### YOUR OBJECTIVE
Retype every line from the start of the data down to and including the line with "fig = plt.figure(figsize=(W". Skip the pictures.

### STORED DATA

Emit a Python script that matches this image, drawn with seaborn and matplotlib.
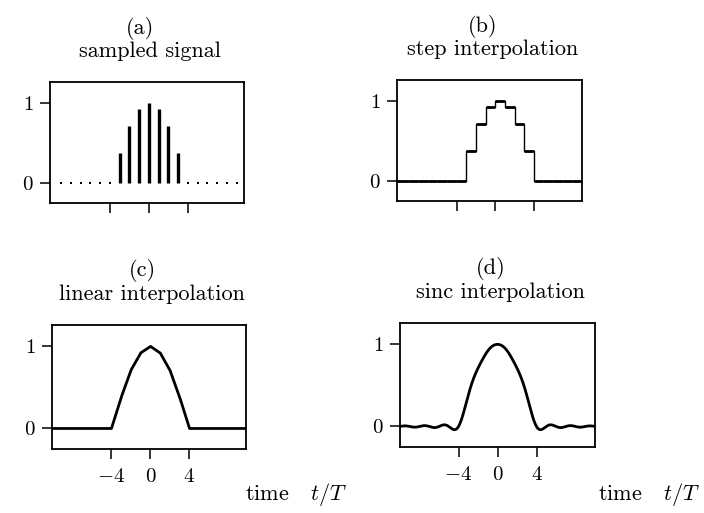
import numpy as np
import pandas as pd
import matplotlib
matplotlib.use("Agg")
import matplotlib.pyplot as plt
import seaborn as sns

# Sample instants (in units of T) and sample values
sample_times = [-9, -8, -7, -6, -5, -4, -3, -2, -1, 0, 1, 2, 3, 4, 5, 6, 7, 8, 9]
sample_values = [0, 0, 0, 0, 0, 0, 0.38, 0.71, 0.92, 1.0, 0.92, 0.71, 0.38, 0, 0, 0, 0, 0, 0]

panel_letters = ["(a)", "(b)", "(c)", "(d)"]
panel_titles = ["sampled signal", "step interpolation", "linear interpolation", "sinc interpolation"]
x_ticks = [-4, 0, 4]
x_tick_labels = ["$-4$", "$0$", "$4$"]
y_ticks = [0, 1]
y_tick_labels = ["$0$", "$1$"]
x_label = "time   $t/T$"

sns.set_theme(style="ticks")
plt.rcParams["font.family"] = ["cmr10", "DejaVu Serif"]
plt.rcParams["mathtext.fontset"] = "cm"
plt.rcParams["axes.unicode_minus"] = False

W, H = 704, 513
fig = plt.figure(figsize=(W / 100, H / 100), dpi=100)

# axes boxes in pixel coordinates: left, top, right, bottom
boxes = [(50, 82, 244, 203), (397, 80, 582, 201), (52, 325, 246, 449), (400, 323, 595, 447)]
xlims = [(-10.15, 9.75), (-10.2, 9.0), (-10.1, 9.8), (-10.0, 10.0)]
ylim = (-0.25, 1.26)

axes = []
for (l, t, r, b) in boxes:
    ax = fig.add_axes([l / W, 1 - b / H, (r - l) / W, (b - t) / H])
    axes.append(ax)

t = np.array(sample_times, dtype=float)
v = np.array(sample_values, dtype=float)
dense = np.linspace(-10.5, 10.5, 2101)
ink = "black"

# (a) sampled signal: stems for nonzero samples, dots for zero samples
ax = axes[0]
nz = v != 0
ax.vlines(t[nz], 0, v[nz], color=ink, lw=2.4)
zeros = pd.DataFrame({"t": t[~nz], "v": v[~nz]})
sns.scatterplot(data=zeros, x="t", y="v", ax=ax, marker="s", s=3, color=ink, linewidth=0)

# (b) step (zero-order hold) interpolation
ax = axes[1]
hold_t = np.concatenate([[-10.5], t, [t[-1] + 1, 10.5]])
hold_v = np.concatenate([[0.0], v, [0.0, 0.0]])
steps = pd.DataFrame({"t": hold_t, "v": hold_v})
sns.lineplot(data=steps, x="t", y="v", ax=ax, color=ink, lw=1.0, drawstyle="steps-post")
ax.hlines(hold_v[:-1], hold_t[:-1], hold_t[1:], color=ink, lw=2.0)

# (c) linear interpolation between samples
ax = axes[2]
ext_t = np.concatenate([[-10.5], t, [10.5]])
ext_v = np.concatenate([[0.0], v, [0.0]])
lin = pd.DataFrame({"t": dense, "v": np.interp(dense, ext_t, ext_v)})
sns.lineplot(data=lin, x="t", y="v", ax=ax, color=ink, lw=2.0)

# (d) ideal (sinc) interpolation of the samples
ax = axes[3]
sinc_v = (v[None, :] * np.sinc(dense[:, None] - t[None, :])).sum(axis=1)
sinc_df = pd.DataFrame({"t": dense, "v": sinc_v})
sns.lineplot(data=sinc_df, x="t", y="v", ax=ax, color=ink, lw=2.0)

fs_tick = 15
fs_title = 16
for i, ax in enumerate(axes):
    ax.set_xlim(*xlims[i])
    ax.set_ylim(*ylim)
    ax.set_xlabel("")
    ax.set_ylabel("")
    ax.set_yticks(y_ticks)
    ax.set_yticklabels(y_tick_labels, fontsize=fs_tick)
    ax.set_xticks(x_ticks)
    if i >= 2:
        ax.set_xticklabels(x_tick_labels, fontsize=fs_tick)
    else:
        ax.set_xticklabels([])
    ax.tick_params(axis="both", direction="out", length=7, width=1.1,
                   color=ink, labelcolor=ink)
    ax.tick_params(axis="x", pad=7)
    ax.tick_params(axis="y", pad=5)
    for sp in ax.spines.values():
        sp.set_visible(True)
        sp.set_color(ink)
        sp.set_linewidth(1.3)
    ax.set_facecolor("white")

    l, top, r, b = boxes[i]
    cx = (l + r) / 2
    fig.text((cx - 7) / W, 1 - (top - 54) / H, panel_letters[i], fontsize=fs_title,
             ha="center", va="center", color=ink)
    fig.text((cx + 3) / W, 1 - (top - 31) / H, panel_titles[i], fontsize=fs_title,
             ha="center", va="center", color=ink)

fig.text(347 / W, 1 - 495 / H, x_label, fontsize=fs_title, ha="right", va="center", color=ink)
fig.text(700 / W, 1 - 495 / H, x_label, fontsize=fs_title, ha="right", va="center", color=ink)

fig.savefig("out.png", dpi=100, facecolor="white")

### OUTPUT
Emit a Python script that matches this image, drawn with seaborn and matplotlib.
import numpy as np
import pandas as pd
import matplotlib
matplotlib.use("Agg")
import matplotlib.pyplot as plt
import seaborn as sns

# Sample instants (in units of T) and sample values
sample_times = [-9, -8, -7, -6, -5, -4, -3, -2, -1, 0, 1, 2, 3, 4, 5, 6, 7, 8, 9]
sample_values = [0, 0, 0, 0, 0, 0, 0.38, 0.71, 0.92, 1.0, 0.92, 0.71, 0.38, 0, 0, 0, 0, 0, 0]

panel_letters = ["(a)", "(b)", "(c)", "(d)"]
panel_titles = ["sampled signal", "step interpolation", "linear interpolation", "sinc interpolation"]
x_ticks = [-4, 0, 4]
x_tick_labels = ["$-4$", "$0$", "$4$"]
y_ticks = [0, 1]
y_tick_labels = ["$0$", "$1$"]
x_label = "time   $t/T$"

sns.set_theme(style="ticks")
plt.rcParams["font.family"] = ["cmr10", "DejaVu Serif"]
plt.rcParams["mathtext.fontset"] = "cm"
plt.rcParams["axes.unicode_minus"] = False

W, H = 704, 513
fig = plt.figure(figsize=(W / 100, H / 100), dpi=100)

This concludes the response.